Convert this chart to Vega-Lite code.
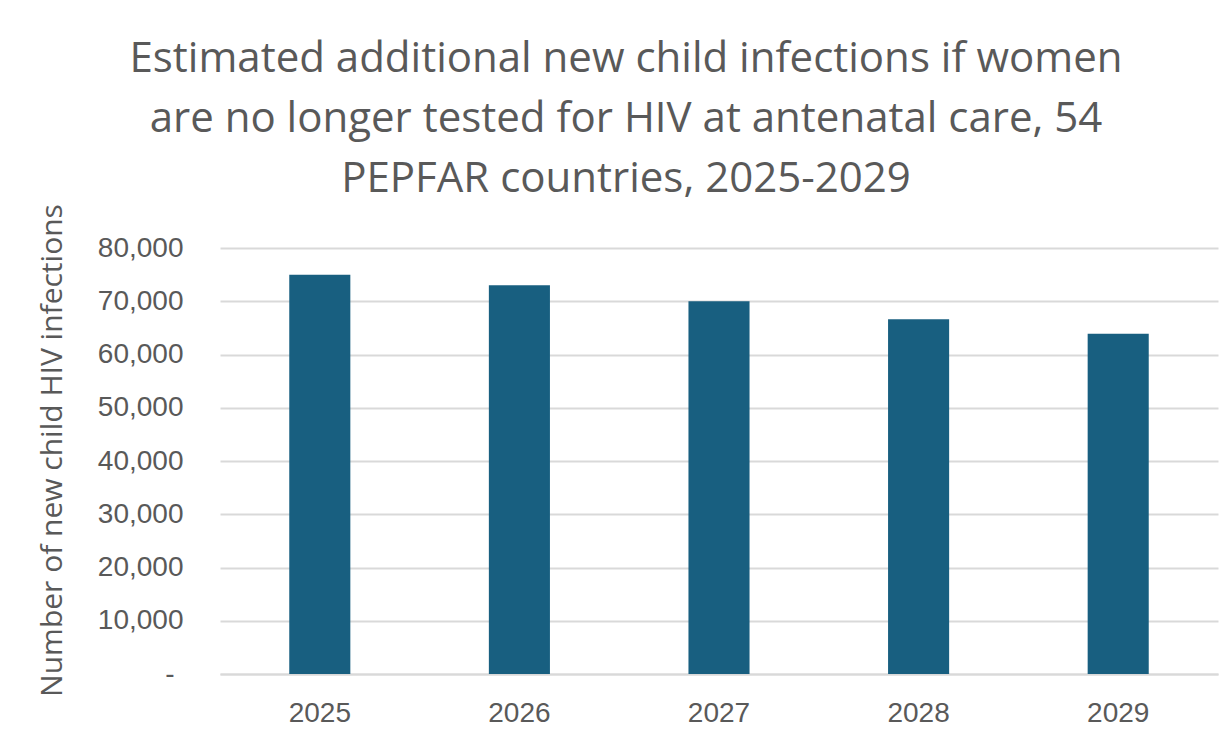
{
  "$schema": "https://vega.github.io/schema/vega-lite/v6.json",
  "width": 998,
  "height": 426,
  "autosize": {"type": "none"},
  "padding": {"left": 220, "top": 248, "right": 10, "bottom": 60},
  "background": "#ffffff",
  "title": {
    "text": [
      "Estimated additional new child infections if women",
      "are no longer tested for HIV at antenatal care, 54",
      "PEPFAR countries, 2025-2029"
    ],
    "font": "Open Sans",
    "fontSize": 42,
    "fontWeight": "normal",
    "color": "#595959",
    "lineHeight": 60,
    "anchor": "middle",
    "frame": "group",
    "dx": -93,
    "offset": 3
  },
  "data": {
    "values": [
      {"year": "2025", "infections": 75000},
      {"year": "2026", "infections": 73000},
      {"year": "2027", "infections": 70000},
      {"year": "2028", "infections": 66600},
      {"year": "2029", "infections": 63900}
    ]
  },
  "mark": {"type": "bar", "color": "#185f80"},
  "encoding": {
    "x": {
      "field": "year",
      "type": "ordinal",
      "scale": {"paddingInner": 0.694, "paddingOuter": 0.347},
      "axis": {
        "title": null,
        "labelAngle": 0,
        "labelFont": "Liberation Sans",
        "labelFontSize": 28,
        "labelColor": "#595959",
        "labelPadding": 25,
        "ticks": false,
        "domainColor": "#d9d9d9",
        "domainWidth": 2
      }
    },
    "y": {
      "field": "infections",
      "type": "quantitative",
      "scale": {"domain": [0, 80000], "nice": false},
      "axis": {
        "title": "Number of new child HIV infections",
        "titleFont": "Open Sans",
        "titleFontSize": 30,
        "titleFontWeight": "normal",
        "titleColor": "#595959",
        "titleY": 202,
        "titlePadding": 30,
        "values": [0, 10000, 20000, 30000, 40000, 50000, 60000, 70000, 80000],
        "labelExpr": "datum.value == 0 ? '-' : format(datum.value, ',')",
        "labelFont": "Liberation Sans",
        "labelFontSize": 28,
        "labelColor": "#595959",
        "labelPadding": {"condition": {"test": "datum.value == 0", "value": 46}, "value": 37},
        "ticks": false,
        "domain": false,
        "grid": true,
        "gridColor": "#d9d9d9",
        "gridWidth": 2
      }
    }
  },
  "config": {"view": {"stroke": null}}
}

== == ==

Write out the material above again, word for word, minus its pictures.

**THE REPLY**
Convert this chart to Vega-Lite code.
{
  "$schema": "https://vega.github.io/schema/vega-lite/v6.json",
  "width": 998,
  "height": 426,
  "autosize": {"type": "none"},
  "padding": {"left": 220, "top": 248, "right": 10, "bottom": 60},
  "background": "#ffffff",
  "title": {
    "text": [
      "Estimated additional new child infections if women",
      "are no longer tested for HIV at antenatal care, 54",
      "PEPFAR countries, 2025-2029"
    ],
    "font": "Open Sans",
    "fontSize": 42,
    "fontWeight": "normal",
    "color": "#595959",
    "lineHeight": 60,
    "anchor": "middle",
    "frame": "group",
    "dx": -93,
    "offset": 3
  },
  "data": {
    "values": [
      {"year": "2025", "infections": 75000},
      {"year": "2026", "infections": 73000},
      {"year": "2027", "infections": 70000},
      {"year": "2028", "infections": 66600},
      {"year": "2029", "infections": 63900}
    ]
  },
  "mark": {"type": "bar", "color": "#185f80"},
  "encoding": {
    "x": {
      "field": "year",
      "type": "ordinal",
      "scale": {"paddingInner": 0.694, "paddingOuter": 0.347},
      "axis": {
        "title": null,
        "labelAngle": 0,
        "labelFont": "Liberation Sans",
        "labelFontSize": 28,
        "labelColor": "#595959",
        "labelPadding": 25,
        "ticks": false,
        "domainColor": "#d9d9d9",
        "domainWidth": 2
      }
    },
    "y": {
      "field": "infections",
      "type": "quantitative",
      "scale": {"domain": [0, 80000], "nice": false},
      "axis": {
        "title": "Number of new child HIV infections",
        "titleFont": "Open Sans",
        "titleFontSize": 30,
        "titleFontWeight": "normal",
        "titleColor": "#595959",
        "titleY": 202,
        "titlePadding": 30,
        "values": [0, 10000, 20000, 30000, 40000, 50000, 60000, 70000, 80000],
        "labelExpr": "datum.value == 0 ? '-' : format(datum.value, ',')",
        "labelFont": "Liberation Sans",
        "labelFontSize": 28,
        "labelColor": "#595959",
        "labelPadding": {"condition": {"test": "datum.value == 0", "value": 46}, "value": 37},
        "ticks": false,
        "domain": false,
        "grid": true,
        "gridColor": "#d9d9d9",
        "gridWidth": 2
      }
    }
  },
  "config": {"view": {"stroke": null}}
}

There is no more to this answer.